Q: But it worked in Newcastle, Gateshead, in Middlesbrough and Sunderland?
Exactly. In the North East, the Tees Valley city region was created very smoothly and with a great deal of enthusiasm. They have been motoring away ever since. But we didn’t manage to achieve a Tyneside and Wearside city deal, even now really. There is a North of Tyne thing because, ludicrously, Gateshead wouldn’t come in with Newcastle. Totally bonkers. In terms of sensible economic geography, the idea that the half of the real city on the south bank won’t be in the same room as the people in the north bank. Sometimes it came to that and I was tearing my hair out trying to be a diplomat and negotiating with them to try and reach agreement on it. But they just wouldn’t.
Q: Maybe, at some point, somebody has to sort out these administrative units at the local level and make them fit for purpose?
Absolutely. The trouble was that we did this during the five years of coalition in which the Liberal Democrats were very much against it. I think it’s a minor miracle that we managed to do it. And then when we had a majority in 2015, whatever it was, 16 seats, it was a pretty small majority and I don’t think it would have been possible to have had wholesale local government reform given the strength of the councillor interest.
Q: Can you have the kind of devolution you would like without that?
It would take longer. You can progress towards it. One of the things I did when I was local government secretary, not with as much success as I hoped for, was that I created a framework in which councils could voluntarily merge and become unitary. They did in a couple of places, most recently in Dorset – there are now two unitary authorities in Dorset that replaced county and lower tier authorities.
Places that have gone unitary – Cornwall, Shropshire, Wiltshire – they’ve never gone backwards. There’s never been a grassroots move to say, ‘let’s go back to two tier’. In fact, completely the opposite. The people that were most opposed to unitary authorities at the time will now say that they were completely wrong and it would be absurd to go backwards. It’s a bit like the creation of mayors: people are anti the prospect of it, but the experience of it would convince them very quickly that this was the right thing. But I think you need a big majority to do that.
Q: When you look back, what are the most important lessons to take away? The biggest success and your biggest frustration?

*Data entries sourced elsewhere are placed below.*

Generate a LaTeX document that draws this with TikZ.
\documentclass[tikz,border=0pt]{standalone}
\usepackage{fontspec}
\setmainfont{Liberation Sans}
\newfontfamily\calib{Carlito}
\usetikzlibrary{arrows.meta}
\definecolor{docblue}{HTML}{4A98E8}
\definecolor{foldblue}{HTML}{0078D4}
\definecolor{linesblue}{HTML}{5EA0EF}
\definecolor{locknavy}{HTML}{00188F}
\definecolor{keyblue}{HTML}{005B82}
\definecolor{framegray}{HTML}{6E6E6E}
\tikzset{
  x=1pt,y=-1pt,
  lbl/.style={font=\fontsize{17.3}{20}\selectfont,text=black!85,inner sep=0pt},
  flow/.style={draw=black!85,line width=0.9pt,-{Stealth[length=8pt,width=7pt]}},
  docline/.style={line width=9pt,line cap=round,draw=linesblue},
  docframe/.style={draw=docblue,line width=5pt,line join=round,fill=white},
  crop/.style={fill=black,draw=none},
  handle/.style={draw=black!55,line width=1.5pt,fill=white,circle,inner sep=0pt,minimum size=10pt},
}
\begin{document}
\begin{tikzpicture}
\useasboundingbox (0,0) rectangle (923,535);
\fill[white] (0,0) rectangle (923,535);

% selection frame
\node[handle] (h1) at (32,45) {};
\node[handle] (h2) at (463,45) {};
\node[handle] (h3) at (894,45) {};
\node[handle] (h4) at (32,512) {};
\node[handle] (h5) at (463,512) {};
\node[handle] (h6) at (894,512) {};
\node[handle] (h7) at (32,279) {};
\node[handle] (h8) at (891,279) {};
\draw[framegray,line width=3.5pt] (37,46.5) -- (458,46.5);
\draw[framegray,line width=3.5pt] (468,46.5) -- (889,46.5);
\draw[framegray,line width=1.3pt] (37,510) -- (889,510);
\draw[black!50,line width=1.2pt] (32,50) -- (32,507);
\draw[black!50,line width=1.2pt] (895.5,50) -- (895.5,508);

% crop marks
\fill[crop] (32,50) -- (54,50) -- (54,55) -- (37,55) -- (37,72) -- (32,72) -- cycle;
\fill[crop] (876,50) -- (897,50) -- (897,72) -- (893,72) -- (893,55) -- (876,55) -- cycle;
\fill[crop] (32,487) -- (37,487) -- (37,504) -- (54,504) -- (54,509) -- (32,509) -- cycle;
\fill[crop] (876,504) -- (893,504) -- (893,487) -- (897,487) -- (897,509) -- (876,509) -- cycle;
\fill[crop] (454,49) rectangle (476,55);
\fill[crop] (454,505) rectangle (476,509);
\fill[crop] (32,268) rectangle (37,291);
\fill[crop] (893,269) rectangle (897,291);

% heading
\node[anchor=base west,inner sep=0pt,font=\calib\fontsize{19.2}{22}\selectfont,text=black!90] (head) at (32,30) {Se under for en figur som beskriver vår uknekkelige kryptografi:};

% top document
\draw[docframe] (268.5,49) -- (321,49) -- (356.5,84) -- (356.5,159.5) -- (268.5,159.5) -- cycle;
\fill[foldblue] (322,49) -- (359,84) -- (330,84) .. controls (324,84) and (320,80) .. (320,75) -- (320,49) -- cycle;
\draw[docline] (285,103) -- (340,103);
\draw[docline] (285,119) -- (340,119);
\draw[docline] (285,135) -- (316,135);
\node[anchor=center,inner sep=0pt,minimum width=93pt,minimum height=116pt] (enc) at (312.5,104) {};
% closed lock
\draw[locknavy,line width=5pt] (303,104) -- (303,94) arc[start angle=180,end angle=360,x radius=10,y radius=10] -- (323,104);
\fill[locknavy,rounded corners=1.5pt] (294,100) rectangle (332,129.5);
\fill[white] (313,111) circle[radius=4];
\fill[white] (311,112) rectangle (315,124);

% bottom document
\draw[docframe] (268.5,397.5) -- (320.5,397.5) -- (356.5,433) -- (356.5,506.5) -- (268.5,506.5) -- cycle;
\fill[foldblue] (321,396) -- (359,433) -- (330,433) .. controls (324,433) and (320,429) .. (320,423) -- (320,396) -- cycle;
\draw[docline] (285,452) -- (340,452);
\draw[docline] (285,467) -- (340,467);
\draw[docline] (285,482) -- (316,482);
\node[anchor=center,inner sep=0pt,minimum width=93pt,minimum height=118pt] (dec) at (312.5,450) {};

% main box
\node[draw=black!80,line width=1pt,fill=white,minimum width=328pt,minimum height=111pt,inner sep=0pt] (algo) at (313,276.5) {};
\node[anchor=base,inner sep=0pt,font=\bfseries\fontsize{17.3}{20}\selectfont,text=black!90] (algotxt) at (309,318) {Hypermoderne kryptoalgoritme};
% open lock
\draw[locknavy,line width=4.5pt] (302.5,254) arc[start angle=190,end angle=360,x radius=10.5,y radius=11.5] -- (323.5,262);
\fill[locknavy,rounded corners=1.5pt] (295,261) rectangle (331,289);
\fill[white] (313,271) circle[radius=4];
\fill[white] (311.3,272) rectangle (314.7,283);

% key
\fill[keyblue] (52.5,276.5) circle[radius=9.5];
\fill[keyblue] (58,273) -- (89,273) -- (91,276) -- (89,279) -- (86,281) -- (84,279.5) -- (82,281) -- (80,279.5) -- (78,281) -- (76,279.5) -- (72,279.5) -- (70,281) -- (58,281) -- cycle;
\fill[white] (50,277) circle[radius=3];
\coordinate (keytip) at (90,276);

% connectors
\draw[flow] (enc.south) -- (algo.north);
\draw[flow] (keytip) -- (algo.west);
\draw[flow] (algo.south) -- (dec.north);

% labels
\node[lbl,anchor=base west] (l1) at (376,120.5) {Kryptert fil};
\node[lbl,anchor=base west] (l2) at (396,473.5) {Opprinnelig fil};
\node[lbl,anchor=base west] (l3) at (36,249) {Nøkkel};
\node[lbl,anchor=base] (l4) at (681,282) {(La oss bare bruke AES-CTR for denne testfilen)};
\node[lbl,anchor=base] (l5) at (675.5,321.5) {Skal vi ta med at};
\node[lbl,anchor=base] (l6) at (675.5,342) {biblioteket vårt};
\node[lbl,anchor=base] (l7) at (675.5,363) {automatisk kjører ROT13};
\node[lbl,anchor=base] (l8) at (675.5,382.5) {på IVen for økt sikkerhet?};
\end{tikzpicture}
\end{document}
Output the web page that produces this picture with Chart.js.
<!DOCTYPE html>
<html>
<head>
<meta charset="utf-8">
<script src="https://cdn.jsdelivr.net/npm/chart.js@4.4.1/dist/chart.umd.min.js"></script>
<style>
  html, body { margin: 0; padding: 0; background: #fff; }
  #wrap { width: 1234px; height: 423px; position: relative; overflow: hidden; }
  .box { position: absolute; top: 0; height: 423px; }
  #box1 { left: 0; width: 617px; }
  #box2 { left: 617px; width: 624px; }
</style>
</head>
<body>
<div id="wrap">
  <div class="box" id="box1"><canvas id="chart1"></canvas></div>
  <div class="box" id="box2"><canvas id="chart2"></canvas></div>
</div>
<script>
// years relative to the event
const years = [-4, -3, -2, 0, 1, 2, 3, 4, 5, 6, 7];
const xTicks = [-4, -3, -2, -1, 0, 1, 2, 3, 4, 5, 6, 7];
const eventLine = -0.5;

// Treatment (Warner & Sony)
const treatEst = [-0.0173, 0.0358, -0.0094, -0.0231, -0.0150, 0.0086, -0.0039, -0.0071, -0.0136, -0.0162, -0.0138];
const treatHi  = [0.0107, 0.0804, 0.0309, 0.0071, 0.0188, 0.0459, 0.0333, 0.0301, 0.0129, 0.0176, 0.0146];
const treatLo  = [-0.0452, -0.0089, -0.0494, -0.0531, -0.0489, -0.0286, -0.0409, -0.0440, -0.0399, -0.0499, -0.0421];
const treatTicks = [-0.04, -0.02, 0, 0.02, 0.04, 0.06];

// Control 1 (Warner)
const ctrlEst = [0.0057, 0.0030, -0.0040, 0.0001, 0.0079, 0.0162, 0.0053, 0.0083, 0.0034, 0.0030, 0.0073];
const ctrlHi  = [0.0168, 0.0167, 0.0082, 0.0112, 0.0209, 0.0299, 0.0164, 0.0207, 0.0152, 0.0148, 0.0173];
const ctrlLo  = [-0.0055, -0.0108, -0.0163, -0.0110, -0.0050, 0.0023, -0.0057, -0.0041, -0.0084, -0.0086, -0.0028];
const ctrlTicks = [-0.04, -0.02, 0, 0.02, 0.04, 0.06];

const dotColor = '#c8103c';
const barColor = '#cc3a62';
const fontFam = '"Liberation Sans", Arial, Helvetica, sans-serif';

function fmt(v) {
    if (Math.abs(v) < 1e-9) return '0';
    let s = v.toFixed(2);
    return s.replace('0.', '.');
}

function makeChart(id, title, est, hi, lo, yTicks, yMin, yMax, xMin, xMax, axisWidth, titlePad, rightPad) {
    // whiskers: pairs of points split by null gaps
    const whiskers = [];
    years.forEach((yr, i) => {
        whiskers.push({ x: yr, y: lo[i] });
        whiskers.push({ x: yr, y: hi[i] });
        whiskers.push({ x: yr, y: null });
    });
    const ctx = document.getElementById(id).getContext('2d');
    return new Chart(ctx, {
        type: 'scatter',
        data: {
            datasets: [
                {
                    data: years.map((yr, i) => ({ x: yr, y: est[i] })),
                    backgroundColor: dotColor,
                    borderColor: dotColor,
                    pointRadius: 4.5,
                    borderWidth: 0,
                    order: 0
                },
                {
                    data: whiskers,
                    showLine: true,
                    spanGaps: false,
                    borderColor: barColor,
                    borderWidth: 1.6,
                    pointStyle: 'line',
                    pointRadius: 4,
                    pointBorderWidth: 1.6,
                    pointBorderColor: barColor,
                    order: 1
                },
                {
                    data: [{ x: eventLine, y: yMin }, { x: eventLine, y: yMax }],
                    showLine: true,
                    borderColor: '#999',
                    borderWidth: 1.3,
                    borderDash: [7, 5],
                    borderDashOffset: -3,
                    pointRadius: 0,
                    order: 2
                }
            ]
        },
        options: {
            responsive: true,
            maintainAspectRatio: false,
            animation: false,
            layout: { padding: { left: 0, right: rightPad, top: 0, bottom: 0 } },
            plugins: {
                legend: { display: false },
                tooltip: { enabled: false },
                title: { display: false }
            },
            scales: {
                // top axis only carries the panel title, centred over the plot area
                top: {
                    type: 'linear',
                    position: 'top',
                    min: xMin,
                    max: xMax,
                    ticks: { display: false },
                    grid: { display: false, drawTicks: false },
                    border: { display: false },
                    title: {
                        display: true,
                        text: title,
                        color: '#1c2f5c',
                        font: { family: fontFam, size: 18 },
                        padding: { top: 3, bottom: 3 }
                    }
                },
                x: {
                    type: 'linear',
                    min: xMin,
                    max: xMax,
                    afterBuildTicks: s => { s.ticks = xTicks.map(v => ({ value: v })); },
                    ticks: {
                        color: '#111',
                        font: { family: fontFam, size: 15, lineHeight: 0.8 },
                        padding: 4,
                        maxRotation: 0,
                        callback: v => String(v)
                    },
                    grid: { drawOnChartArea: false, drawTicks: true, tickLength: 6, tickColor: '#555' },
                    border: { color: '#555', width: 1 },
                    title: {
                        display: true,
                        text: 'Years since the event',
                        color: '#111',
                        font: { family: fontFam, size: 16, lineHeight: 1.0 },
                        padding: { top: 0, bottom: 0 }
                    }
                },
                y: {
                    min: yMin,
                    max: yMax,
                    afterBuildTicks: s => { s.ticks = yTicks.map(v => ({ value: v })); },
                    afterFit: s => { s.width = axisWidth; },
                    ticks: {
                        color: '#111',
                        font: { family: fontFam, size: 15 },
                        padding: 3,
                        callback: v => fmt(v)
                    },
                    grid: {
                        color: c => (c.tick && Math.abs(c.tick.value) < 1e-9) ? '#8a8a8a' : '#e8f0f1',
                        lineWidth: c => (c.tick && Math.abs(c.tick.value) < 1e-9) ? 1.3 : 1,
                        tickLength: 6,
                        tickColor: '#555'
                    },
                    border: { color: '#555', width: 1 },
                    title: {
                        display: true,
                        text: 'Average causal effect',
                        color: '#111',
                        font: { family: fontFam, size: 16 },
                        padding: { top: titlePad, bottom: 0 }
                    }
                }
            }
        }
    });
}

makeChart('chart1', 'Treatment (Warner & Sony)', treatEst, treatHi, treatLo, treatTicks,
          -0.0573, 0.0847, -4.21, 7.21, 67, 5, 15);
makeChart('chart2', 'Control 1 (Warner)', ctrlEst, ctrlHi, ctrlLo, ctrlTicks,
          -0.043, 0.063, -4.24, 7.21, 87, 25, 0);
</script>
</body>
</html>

The most important thing is to press on and not be put off by administrative and political resistance. There’s always reasons not to do things. If we’d started right at the beginning and pushed on and created the mayors in the cities, then I think we’d have got further. You don’t get that long in government across a lifetime. It’s too easy to compromise on the full extent of your ambitions. You should regard it as a time limited opportunity and that’s the time just to put your head down and power through. I daresay that’s not an uncommon reflection.
It is important to have a vision: the number of people that kind of go into government without really knowing what they want to do, is astonishing. They just want to be in administration, in power. It is time limited. You’ve got to know what you want to do.